Spanning across two years, ‘Taish’ is the story of a family pre-wedding party going wrong as it begins with a vicious fight between two men, which ends with one man brutally bashing the other’s head with a heavy washbasin. As the narrative goes back and forth between two timelines, the viewer is introduced to two Sikh families – a rich and established family of Kalra’s getting ready for a wedding and a criminal family where a bitter feud between two brothers takes place due to the already married elder brother marrying the younger brother’s fiancé. A dark secret connects the two diametrically opposite families revelation of which culminates into a violent fight that seals the fate of the involved.
The director Bejoy Nambiar is known for his unique style of storytelling and penchant for stylish cinematography, quite evident from his previous films ‘Shaitan’(2011), ‘David’ (2013) and ‘Solo’(2017) In ‘Taish’ he explores the inherent rage within men, that drives them crazy. He pits two alpha males against each other, each bound by their urge to protect their loved ones. Yet he shows both of them equally vulnerable to love and loss and victim of their own circumstances. As a viewer, you want to take sides yet you cannot, for each side represents a version of the fact, which becomes their own truth. The repercussions of this tussle reverberate into a crescendo, as ‘an eye for an eye’ kind of revenge sets into motion. A simmering rage engulfs these men, as they keep going down in their quest of revenge. All for a momentary lapse of judgement or delayed action of justice? – well, that’s on you, dear audience. Take your pick!
‘Taish’ is a performance-driven film and credit should go to the troika that lifts the film on their able shoulders – Harshvardhan Rane, Jim Sarbh and Pulkit Samrat. Harsh exhibits a raw, passionate side of his character, as he is caught between his love and his loyalty, whereas the ever-dependable Jim Sarbh brings the depth to his character of Rohan Kalra, who inherently suffers from a buried secret of his own. Pulkit Samrat is the fiery, angst-driven faithful friend who can cross mountain for his friendship. As the three central characters, unfortunately, entangled in a messy confrontation, these actors are superb. The women caught in the middle of this epic mess are Kriti Kharbanda and Sanjeeda Sheikh, who are good in their assigned roles. In fact, Sanjeeda surprises with her ever emoting eyes, her crushed soul and poignant wait for her lover as the screen goes black. Saurabh Sachdeva and Abhimanyu Singh are great in their respective characters. Stunning cinematography by Harshvir Oberoi and equally stunning scores by Gaurav Godkhindi and Govind Vasantha heighten the tension in the sequences.

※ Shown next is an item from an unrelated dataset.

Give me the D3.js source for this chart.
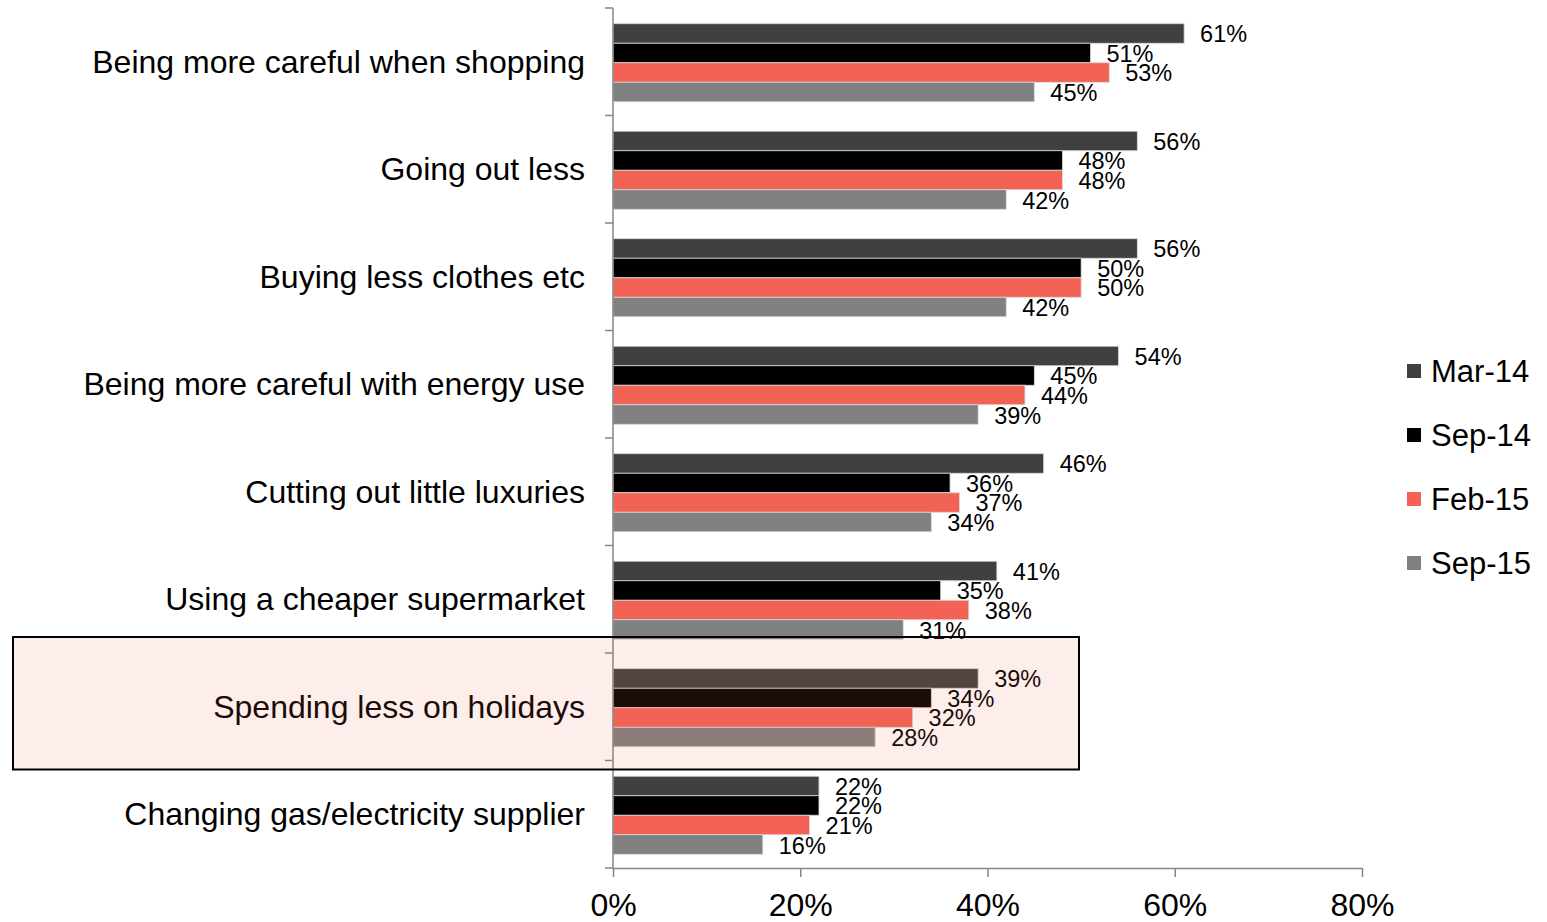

Shot as a film, it’s also available as a six-episode web series on the OTT platform. But for an engrossing view, one must watch them in episodic fashion, thus allowing the headspace to assimilate the tale that runs in a breakneck speed. A must watch.
‘Taish’ now streaming on Zee5. Running time 178 minutes for film and approx 30 mins for each episode of series. Maturity content – Adult for violence, mild sexual content.